Thursday, March 25, 2010

When mental disorders aren't

Boston Herald
Psychiatrist Allen Francis
Monday, March 22, 2010


As chairman of the task force that created the current Diagnostic and Statistical Manual of Mental Disorders (DSM-IV), which came out in 1994, I learned from painful experience how small changes in the definition of mental disorders can create huge, unintended consequences.

Our panel tried hard to be careful, but inadvertently contributed to three false “epidemics” - attention deficit disorder, autism and childhood bipolar disorder. Our net was cast too wide and captured many “patients” who might have been far better off never entering the mental health system.

The first draft of the next edition of the DSM, posted for comment last month, is filled with suggestions that would multiply our mistakes and extend the reach of psychiatry dramatically deeper into the ever-shrinking domain of the normal. This could create tens of millions of innocent bystanders who would be mislabeled as having a mental disorder. The pharmaceutical industry would have a field day.

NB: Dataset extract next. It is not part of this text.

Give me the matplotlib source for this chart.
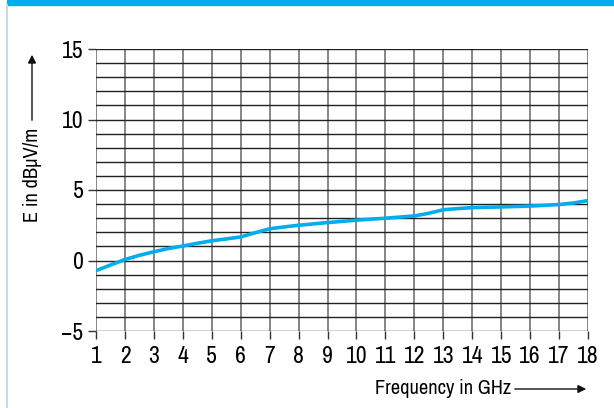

The manual, prepared by the American Psychiatric Association, is psychiatry’s only official way of deciding who has a “mental disorder” and who is “normal.” The quotes are necessary because this distinction is very hard to make at the fuzzy boundary between the two.

Where the DSM-vs.-normality boundary is drawn also influences insurance coverage, eligibility for disability and services, and legal status - to say nothing of stigma.

What are some of the most egregious invasions of normality suggested for DSM-V? “Binge eating disorder” is defined as one eating binge per week for three months. (I, along with more than 6 percent of the population, would qualify.) “Minor neurocognitive disorder” would capture many people with no more than the expected memory problems of aging. Grieving after the loss of a loved one could be misread as “major depression.” “Mixed anxiety depression” is defined by commonplace symptoms difficult to distinguish from the emotional pains of everyday life.

The recklessly expansive suggestions go on. “Attention deficit disorder” would become much more prevalent in adults, encouraging the already rampant use of stimulants. A category for temper could capture kids with normal tantrums.

The sexual disorders section is particularly adventurous. “Hypersexuality disorder” would bring great comfort to philanderers. “Paraphilic coercive disorder” introduces the dangerous idea that rapists merit a diagnosis of mental disorder if they get sexual excitement from raping.

Experts have an almost universal tendency to expand their own favorite disorders. This therapeutic zeal creates a huge blind spot to the great risks that come with unnecessary treatment.
Allen Frances is former chairman of psychiatry at Duke University.